United States shareholders are cautioned that the requirements and terminology of NI 43-101 and the CIM Standards differ significantly from the requirements and terminology of the SEC set forth in the SEC's Industry Guide 7 ("SEC Industry Guide 7"). Accordingly, the Company's disclosures regarding mineralization may not be comparable to similar information disclosed by companies subject to SEC Industry Guide 7. Without limiting the foregoing, while the terms "mineral resources", "inferred mineral resources", "indicated mineral resources" and "measured mineral resources" are recognized and required by NI 43-101 and the CIM Standards, they are not recognized by the SEC and are not permitted to be used in documents filed with the SEC by companies subject to SEC Industry Guide 7. Mineral resources which are not mineral reserves do not have demonstrated economic viability, and US investors are cautioned not to assume that all or any part of a mineral resource will ever be converted into reserves. Further, inferred resources have a great amount of uncertainty as to their existence and as to whether they can be mined legally or economically.

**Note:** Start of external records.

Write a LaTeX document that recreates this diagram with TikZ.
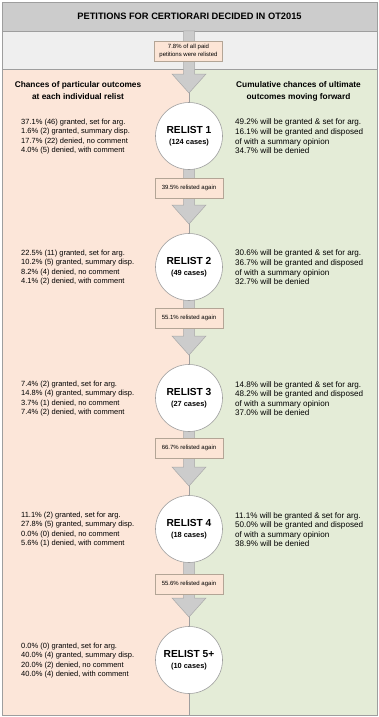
\documentclass[tikz,border=0pt]{standalone}
\usepackage{fontspec}
\setmainfont{Liberation Sans}
\usetikzlibrary{calc}
\definecolor{titlegray}{HTML}{CCCCCC}
\definecolor{bandgray}{HTML}{EFEFEF}
\definecolor{peach}{HTML}{FCE6D9}
\definecolor{sage}{HTML}{E4ECD7}
\definecolor{linegray}{HTML}{9E9E9E}
\definecolor{arrowfill}{HTML}{CCCCCC}
\definecolor{arrowline}{HTML}{A8A8A8}
\definecolor{boxline}{HTML}{B3A596}
\definecolor{boxfill}{HTML}{FCE5D6}
\tikzset{
  relist/.style={circle, draw=linegray, fill=white, line width=0.6pt, minimum size=67pt, inner sep=0pt, align=center},
  lbl/.style={draw=boxline, fill=boxfill, line width=0.6pt, minimum width=68pt, minimum height=20pt, inner sep=1pt, align=center, font=\fontsize{6}{7.5}\selectfont},
  lefttext/.style={anchor=west, align=left, inner sep=0pt, font=\fontsize{7.5}{9.5}\selectfont},
  righttext/.style={anchor=west, align=left, inner sep=0pt, font=\fontsize{8.1}{9.6}\selectfont},
  header/.style={align=center, inner sep=0pt, font=\bfseries\fontsize{8.3}{12}\selectfont},
  blockarrow/.style={fill=arrowfill, draw=arrowline, line width=0.5pt},
}
\newcommand{\rl}[2]{{\bfseries\fontsize{10.2}{12}\selectfont #1}\\[-1.5pt]{\bfseries\fontsize{7.4}{9}\selectfont #2}}
\begin{document}
\begin{tikzpicture}[x=1pt,y=-1pt]
\useasboundingbox (0,0) rectangle (379,717);
% backgrounds
\fill[titlegray] (2,2) rectangle (377,31);
\fill[bandgray] (2,31) rectangle (377,69);
\fill[peach] (2,69) rectangle (189,715);
\fill[sage] (189,69) rectangle (377,715);
\draw[linegray, line width=0.6pt] (2,31) -- (377,31);
\draw[linegray, line width=0.6pt] (2,69) -- (377,69);
\draw[linegray, line width=0.6pt] (189,69) -- (189,715);
\draw[linegray, line width=0.8pt] (2,2) rectangle (377,715);
% title
\node[font=\bfseries\fontsize{9.3}{11}\selectfont] (title) at (189.5,16.5) {PETITIONS FOR CERTIORARI DECIDED IN OT2015};
% headers
\node[header] (hl) at (78,91) {Chances of particular outcomes\\at each individual relist};
\node[header] (hr) at (298.5,91) {Cumulative chances of ultimate\\outcomes moving forward};
% circle centres
\coordinate (top) at (189,31);
\path (189,136) coordinate (c1) (189,267) coordinate (c2) (189,398) coordinate (c3) (189,529) coordinate (c4) (189,660) coordinate (c5);
% arrows
\newcommand{\barrow}[2]{%
  \path[blockarrow] ($(#1)+(-5.5,0)$) -- ($(#2)+(-5.5,-62)$) -- ($(#2)+(-17,-62)$) -- ($(#2)+(0,-43)$) -- ($(#2)+(17,-62)$) -- ($(#2)+(5.5,-62)$) -- ($(#1)+(5.5,0)$) -- cycle;}
\barrow{top}{c1}
\barrow{c1}{c2}
\barrow{c2}{c3}
\barrow{c3}{c4}
\barrow{c4}{c5}
% label boxes
\node[lbl] (l0) at (188.5,51) {7.8\% of all paid\\petitions were relisted};
\node[lbl] (l1) at (189,188) {39.5\% relisted again};
\node[lbl] (l2) at (189,318) {55.1\% relisted again};
\node[lbl] (l3) at (189,448) {66.7\% relisted again};
\node[lbl] (l4) at (189,584) {55.6\% relisted again};
% circles
\node[relist] (r1) at (c1) {\rl{RELIST 1}{(124 cases)}};
\node[relist] (r2) at (c2) {\rl{RELIST 2}{(49 cases)}};
\node[relist] (r3) at (c3) {\rl{RELIST 3}{(27 cases)}};
\node[relist] (r4) at (c4) {\rl{RELIST 4}{(18 cases)}};
\node[relist] (r5) at (c5) {\rl{RELIST 5+}{(10 cases)}};
% left texts
\node[lefttext] (a1) at (21,136.5) {37.1\% (46) granted, set for arg.\\1.6\% (2) granted, summary disp.\\17.7\% (22) denied, no comment\\4.0\% (5) denied, with comment};
\node[lefttext] (a2) at (21,267.5) {22.5\% (11) granted, set for arg.\\10.2\% (5) granted, summary disp.\\8.2\% (4) denied, no comment\\4.1\% (2) denied, with comment};
\node[lefttext] (a3) at (21,398.5) {7.4\% (2) granted, set for arg.\\14.8\% (4) granted, summary disp.\\3.7\% (1) denied, no comment\\7.4\% (2) denied, with comment};
\node[lefttext] (a4) at (21,529.5) {11.1\% (2) granted, set for arg.\\27.8\% (5) granted, summary disp.\\0.0\% (0) denied, no comment\\5.6\% (1) denied, with comment};
\node[lefttext] (a5) at (21,660.5) {0.0\% (0) granted, set for arg.\\40.0\% (4) granted, summary disp.\\20.0\% (2) denied, no comment\\40.0\% (4) denied, with comment};
% right texts
\node[righttext] (b1) at (235,136.5) {49.2\% will be granted \& set for arg.\\16.1\% will be granted and disposed\\of with a summary opinion\\34.7\% will be denied};
\node[righttext] (b2) at (235,267.5) {30.6\% will be granted \& set for arg.\\36.7\% will be granted and disposed\\of with a summary opinion\\32.7\% will be denied};
\node[righttext] (b3) at (235,398.5) {14.8\% will be granted \& set for arg.\\48.2\% will be granted and disposed\\of with a summary opinion\\37.0\% will be denied};
\node[righttext] (b4) at (235,529.5) {11.1\% will be granted \& set for arg.\\50.0\% will be granted and disposed\\of with a summary opinion\\38.9\% will be denied};
\end{tikzpicture}
\end{document}
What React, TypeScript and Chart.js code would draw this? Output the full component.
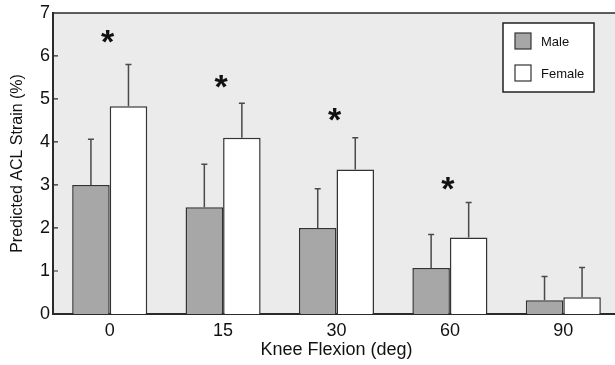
import React, { useEffect, useRef } from "react";
import { Chart, registerables } from "chart.js";

Chart.register(...registerables);

const categories = ["0", "15", "30", "60", "90"];
const maleValues = [3.0, 2.48, 2.0, 1.07, 0.32];
const maleUpper = [4.06, 3.48, 2.91, 1.85, 0.87];
const femaleValues = [4.83, 4.1, 3.36, 1.78, 0.39];
const femaleUpper = [5.8, 4.9, 4.1, 2.59, 1.08];
const asteriskLevels = [6.44, 5.41, 4.64, 3.03, null];
const yTicks = [0, 1, 2, 3, 4, 5, 6, 7];

const FONT = "'Liberation Sans', Arial, Helvetica, sans-serif";
const AXIS_COLOR = "#2a2a2a";

const backgroundPlugin = {
  id: "plotBackground",
  beforeDraw(chart: any) {
    const { ctx, chartArea } = chart;
    ctx.save();
    ctx.fillStyle = "#ebebeb";
    ctx.fillRect(chartArea.left, chartArea.top, chartArea.right - chartArea.left, chartArea.bottom - chartArea.top);
    ctx.restore();
  },
};

const framePlugin = {
  id: "frame",
  afterDatasetsDraw(chart: any) {
    const { ctx, chartArea, scales } = chart;
    const y = scales.y;
    ctx.save();
    ctx.strokeStyle = AXIS_COLOR;
    ctx.lineWidth = 1.5;
    ctx.beginPath();
    ctx.moveTo(chartArea.left, chartArea.top);
    ctx.lineTo(chartArea.right, chartArea.top);
    ctx.lineTo(chartArea.right, chartArea.bottom);
    ctx.stroke();
    ctx.lineWidth = 1.2;
    ctx.beginPath();
    yTicks.forEach((t) => {
      if (t === 0 || t === 7) return;
      const py = y.getPixelForValue(t);
      ctx.moveTo(chartArea.left, py);
      ctx.lineTo(chartArea.left + 5, py);
    });
    ctx.stroke();
    ctx.restore();
  },
};

const errorBarPlugin = {
  id: "errorBars",
  afterDatasetsDraw(chart: any) {
    const { ctx, scales } = chart;
    const uppers = [maleUpper, femaleUpper];
    ctx.save();
    ctx.strokeStyle = "#4a4a4a";
    ctx.lineWidth = 1.5;
    chart.data.datasets.forEach((_ds: any, di: number) => {
      const meta = chart.getDatasetMeta(di);
      meta.data.forEach((el: any, i: number) => {
        const top = scales.y.getPixelForValue(uppers[di][i]);
        ctx.beginPath();
        ctx.moveTo(el.x, el.y);
        ctx.lineTo(el.x, top);
        ctx.moveTo(el.x - 3, top);
        ctx.lineTo(el.x + 3, top);
        ctx.stroke();
      });
    });
    ctx.restore();
  },
};

const asteriskPlugin = {
  id: "asterisks",
  afterDatasetsDraw(chart: any) {
    const { ctx, scales } = chart;
    ctx.save();
    ctx.fillStyle = "#111";
    ctx.font = `bold 34px ${FONT}`;
    ctx.textAlign = "center";
    ctx.textBaseline = "alphabetic";
    const m = ctx.measureText("*");
    asteriskLevels.forEach((v, i) => {
      if (v == null) return;
      const cx = scales.x.getPixelForValue(i) - 2;
      const cy = scales.y.getPixelForValue(v);
      const base = cy + (m.actualBoundingBoxAscent - m.actualBoundingBoxDescent) / 2;
      ctx.fillText("*", cx, base);
    });
    ctx.restore();
  },
};

const legendPlugin = {
  id: "boxLegend",
  afterDraw(chart: any) {
    const { ctx } = chart;
    ctx.save();
    ctx.fillStyle = "#ffffff";
    ctx.fillRect(503, 23, 91, 69);
    ctx.strokeStyle = "#222";
    ctx.lineWidth = 1.5;
    ctx.strokeRect(503, 23, 91, 69);
    const items = chart.data.datasets.map((ds: any) => ({ label: ds.label, color: ds.backgroundColor }));
    items.forEach((it: any, i: number) => {
      const y0 = 33 + i * 32;
      ctx.fillStyle = it.color;
      ctx.fillRect(515, y0, 16, 16);
      ctx.strokeStyle = "#333";
      ctx.lineWidth = 1.2;
      ctx.strokeRect(515, y0, 16, 16);
      ctx.fillStyle = "#111";
      ctx.font = `13px ${FONT}`;
      ctx.textBaseline = "middle";
      ctx.textAlign = "left";
      ctx.fillText(it.label, 541, y0 + 9);
    });
    ctx.restore();
  },
};

export default function App() {
  const ref = useRef<HTMLCanvasElement | null>(null);

  useEffect(() => {
    if (!ref.current) return;
    const chart = new Chart(ref.current, {
      type: "bar",
      data: {
        labels: categories,
        datasets: [
          {
            label: "Male",
            data: maleValues,
            backgroundColor: "#a7a7a7",
            borderColor: "#333",
            borderWidth: 1.5,
            borderSkipped: "bottom",
          },
          {
            label: "Female",
            data: femaleValues,
            backgroundColor: "#ffffff",
            borderColor: "#333",
            borderWidth: 1.5,
            borderSkipped: "bottom",
          },
        ],
      },
      options: {
        responsive: false,
        animation: false,
        devicePixelRatio: 1,
        layout: { padding: { top: 10, right: 2, left: 0, bottom: 0 } },
        datasets: { bar: { categoryPercentage: 0.662, barPercentage: 1 } },
        plugins: { legend: { display: false }, tooltip: { enabled: false } },
        scales: {
          x: {
            grid: { display: false, drawTicks: false },
            border: { display: true, color: AXIS_COLOR, width: 2 },
            ticks: { color: "#111", font: { family: FONT, size: 18 }, padding: 6 },
            title: {
              display: true,
              text: "Knee Flexion (deg)",
              color: "#111",
              font: { family: FONT, size: 18 },
              padding: { top: 0, bottom: 4 },
            },
            afterFit: (s: any) => {
              s.height = 51;
            },
          },
          y: {
            min: 0,
            max: 7,
            grid: { display: false, drawTicks: false },
            border: { display: true, color: AXIS_COLOR, width: 2 },
            afterBuildTicks: (s: any) => {
              s.ticks = yTicks.map((v) => ({ value: v }));
            },
            ticks: { color: "#111", font: { family: FONT, size: 18, lineHeight: 1.1 }, padding: 3 },
            title: {
              display: true,
              text: "Predicted ACL Strain (%)",
              color: "#111",
              font: { family: FONT, size: 16 },
              padding: { top: 8, bottom: 0 },
            },
            afterFit: (s: any) => {
              s.width = 53;
            },
          },
        },
      },
      plugins: [backgroundPlugin, errorBarPlugin, asteriskPlugin, framePlugin, legendPlugin],
    } as any);
    return () => chart.destroy();
  }, []);

  return (
    <div style={{ position: "absolute", left: 0, top: 0, width: 615, height: 365, overflow: "hidden", background: "#fff" }}>
      <canvas ref={ref} width={622} height={365} style={{ display: "block" }} />
    </div>
  );
}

It cannot be assumed that all or any part of the inferred resources will ever be upgraded to a higher resource category. Under Canadian rules, estimates of inferred mineral resources may not form the basis of a feasibility study or prefeasibility study, except in rare cases. The SEC normally only permits issuers to report mineralization that does not constitute SEC Industry Guide 7 compliant "reserves" as in-place tonnage and grade without reference to unit amounts. In addition, the NI 43-101 and CIM Standards definition of a "reserve" differs from the definition in SEC Industry Guide 7. In SEC Industry Guide 7, a mineral reserve is defined as a part of a mineral deposit which could be economically and legally extracted or produced at the time the mineral reserve determination is made, and a "final" or "bankable" feasibility study is required to report reserves, the three-year historical price is used in any reserve or cash flow analysis of designated reserves and the primary environmental analysis or report must be filed with the appropriate governmental authority.